REQUIREMENT
Give back the lines exactly, from the first one to the line with "import * as", both ends included.

* start *

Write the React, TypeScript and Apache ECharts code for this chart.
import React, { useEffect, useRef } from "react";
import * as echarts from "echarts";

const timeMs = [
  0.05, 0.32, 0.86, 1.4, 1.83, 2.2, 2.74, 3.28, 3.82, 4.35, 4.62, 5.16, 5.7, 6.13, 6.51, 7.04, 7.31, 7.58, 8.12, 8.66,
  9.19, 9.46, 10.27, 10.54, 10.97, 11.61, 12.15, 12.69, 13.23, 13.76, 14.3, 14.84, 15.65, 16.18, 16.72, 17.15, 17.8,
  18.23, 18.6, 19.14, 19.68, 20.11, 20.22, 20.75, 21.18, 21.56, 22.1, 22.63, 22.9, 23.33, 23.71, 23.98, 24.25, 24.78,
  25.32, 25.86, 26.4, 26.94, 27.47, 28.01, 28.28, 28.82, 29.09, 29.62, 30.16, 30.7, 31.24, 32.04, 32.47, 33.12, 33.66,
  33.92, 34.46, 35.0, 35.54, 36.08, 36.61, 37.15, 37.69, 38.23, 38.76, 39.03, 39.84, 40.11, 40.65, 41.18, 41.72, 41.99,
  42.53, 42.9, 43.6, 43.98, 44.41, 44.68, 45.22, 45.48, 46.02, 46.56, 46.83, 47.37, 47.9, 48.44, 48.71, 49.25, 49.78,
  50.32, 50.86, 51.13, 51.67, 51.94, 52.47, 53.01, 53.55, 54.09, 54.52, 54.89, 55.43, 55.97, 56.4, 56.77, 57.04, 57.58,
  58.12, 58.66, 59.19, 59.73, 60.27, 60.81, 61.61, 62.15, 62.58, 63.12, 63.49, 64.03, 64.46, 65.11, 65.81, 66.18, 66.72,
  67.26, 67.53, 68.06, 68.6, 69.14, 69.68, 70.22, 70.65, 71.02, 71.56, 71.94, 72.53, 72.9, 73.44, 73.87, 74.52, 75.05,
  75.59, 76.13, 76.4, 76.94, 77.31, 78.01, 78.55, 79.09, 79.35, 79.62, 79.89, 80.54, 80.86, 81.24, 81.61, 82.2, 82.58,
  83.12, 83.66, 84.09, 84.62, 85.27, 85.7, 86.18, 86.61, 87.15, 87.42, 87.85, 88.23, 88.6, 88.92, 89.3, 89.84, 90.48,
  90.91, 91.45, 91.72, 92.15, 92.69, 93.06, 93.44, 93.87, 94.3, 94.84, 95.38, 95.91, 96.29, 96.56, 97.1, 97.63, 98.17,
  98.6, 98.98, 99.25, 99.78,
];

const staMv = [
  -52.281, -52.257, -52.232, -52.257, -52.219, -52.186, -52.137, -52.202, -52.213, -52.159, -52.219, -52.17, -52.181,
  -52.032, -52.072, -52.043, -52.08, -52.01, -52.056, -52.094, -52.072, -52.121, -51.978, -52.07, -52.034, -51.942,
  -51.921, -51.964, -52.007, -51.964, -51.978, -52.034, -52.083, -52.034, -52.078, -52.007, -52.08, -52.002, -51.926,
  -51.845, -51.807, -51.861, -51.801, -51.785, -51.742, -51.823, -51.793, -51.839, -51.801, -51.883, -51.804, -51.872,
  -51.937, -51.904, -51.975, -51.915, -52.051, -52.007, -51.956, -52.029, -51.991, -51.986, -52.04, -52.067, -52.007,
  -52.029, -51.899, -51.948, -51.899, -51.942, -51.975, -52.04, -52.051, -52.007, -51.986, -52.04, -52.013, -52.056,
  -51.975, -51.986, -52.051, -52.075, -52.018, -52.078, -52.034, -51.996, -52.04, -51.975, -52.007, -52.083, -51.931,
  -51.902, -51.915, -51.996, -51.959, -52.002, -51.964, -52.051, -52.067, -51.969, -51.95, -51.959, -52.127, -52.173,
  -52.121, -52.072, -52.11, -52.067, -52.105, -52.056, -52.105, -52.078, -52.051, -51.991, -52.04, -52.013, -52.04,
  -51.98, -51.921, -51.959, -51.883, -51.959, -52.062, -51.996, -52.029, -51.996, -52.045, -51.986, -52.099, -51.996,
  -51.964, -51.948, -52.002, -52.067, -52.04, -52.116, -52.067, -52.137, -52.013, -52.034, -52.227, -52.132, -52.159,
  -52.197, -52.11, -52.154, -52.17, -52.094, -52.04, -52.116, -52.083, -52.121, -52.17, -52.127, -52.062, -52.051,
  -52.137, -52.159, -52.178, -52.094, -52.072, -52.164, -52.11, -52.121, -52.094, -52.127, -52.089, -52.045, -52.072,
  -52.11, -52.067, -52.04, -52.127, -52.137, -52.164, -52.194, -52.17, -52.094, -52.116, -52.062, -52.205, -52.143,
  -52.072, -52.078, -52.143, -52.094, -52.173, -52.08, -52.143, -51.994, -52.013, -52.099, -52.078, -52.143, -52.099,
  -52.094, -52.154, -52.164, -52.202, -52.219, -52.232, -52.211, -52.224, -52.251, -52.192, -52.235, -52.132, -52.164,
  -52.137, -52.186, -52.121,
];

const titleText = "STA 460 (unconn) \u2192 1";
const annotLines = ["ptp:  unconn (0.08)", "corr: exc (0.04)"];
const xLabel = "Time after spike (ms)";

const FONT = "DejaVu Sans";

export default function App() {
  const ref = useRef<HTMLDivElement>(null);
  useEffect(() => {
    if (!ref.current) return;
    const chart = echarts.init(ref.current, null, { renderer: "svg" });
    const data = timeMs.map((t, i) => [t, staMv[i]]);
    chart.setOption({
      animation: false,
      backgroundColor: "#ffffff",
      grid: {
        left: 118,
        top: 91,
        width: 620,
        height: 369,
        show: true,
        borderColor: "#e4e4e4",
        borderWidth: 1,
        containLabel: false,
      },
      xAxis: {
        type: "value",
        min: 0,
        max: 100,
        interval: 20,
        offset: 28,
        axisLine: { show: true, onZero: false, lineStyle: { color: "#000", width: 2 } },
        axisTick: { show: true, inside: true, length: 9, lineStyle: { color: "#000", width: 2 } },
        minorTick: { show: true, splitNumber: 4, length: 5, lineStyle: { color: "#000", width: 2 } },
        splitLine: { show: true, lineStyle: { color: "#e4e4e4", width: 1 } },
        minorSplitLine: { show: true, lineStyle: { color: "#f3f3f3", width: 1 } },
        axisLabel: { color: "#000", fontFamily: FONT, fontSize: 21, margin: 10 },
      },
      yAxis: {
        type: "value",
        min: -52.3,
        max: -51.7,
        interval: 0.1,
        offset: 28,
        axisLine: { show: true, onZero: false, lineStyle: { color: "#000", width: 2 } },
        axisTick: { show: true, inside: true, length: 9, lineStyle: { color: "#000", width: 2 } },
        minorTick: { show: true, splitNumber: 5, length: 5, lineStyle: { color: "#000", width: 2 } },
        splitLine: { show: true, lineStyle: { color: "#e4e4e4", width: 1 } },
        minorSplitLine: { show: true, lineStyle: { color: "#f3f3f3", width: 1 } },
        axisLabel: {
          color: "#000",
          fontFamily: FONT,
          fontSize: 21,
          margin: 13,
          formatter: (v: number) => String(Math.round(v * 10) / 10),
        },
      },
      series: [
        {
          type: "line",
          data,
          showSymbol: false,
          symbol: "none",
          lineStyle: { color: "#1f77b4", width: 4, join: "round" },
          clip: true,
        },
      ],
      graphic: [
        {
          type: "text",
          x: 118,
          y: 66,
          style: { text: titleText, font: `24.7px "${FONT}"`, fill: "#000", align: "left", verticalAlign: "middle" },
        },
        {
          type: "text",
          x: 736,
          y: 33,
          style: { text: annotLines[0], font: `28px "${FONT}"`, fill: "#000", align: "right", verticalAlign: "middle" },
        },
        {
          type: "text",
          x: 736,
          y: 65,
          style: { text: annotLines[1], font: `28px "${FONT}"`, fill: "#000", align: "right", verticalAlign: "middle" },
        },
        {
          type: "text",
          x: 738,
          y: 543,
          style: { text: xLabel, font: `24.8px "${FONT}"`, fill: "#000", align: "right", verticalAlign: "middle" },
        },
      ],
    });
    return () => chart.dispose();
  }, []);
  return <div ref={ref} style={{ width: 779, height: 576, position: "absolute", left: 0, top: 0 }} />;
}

* end *

EXERCISE RESULT
Write the React, TypeScript and Apache ECharts code for this chart.
import React, { useEffect, useRef } from "react";
import * as echarts from "echarts";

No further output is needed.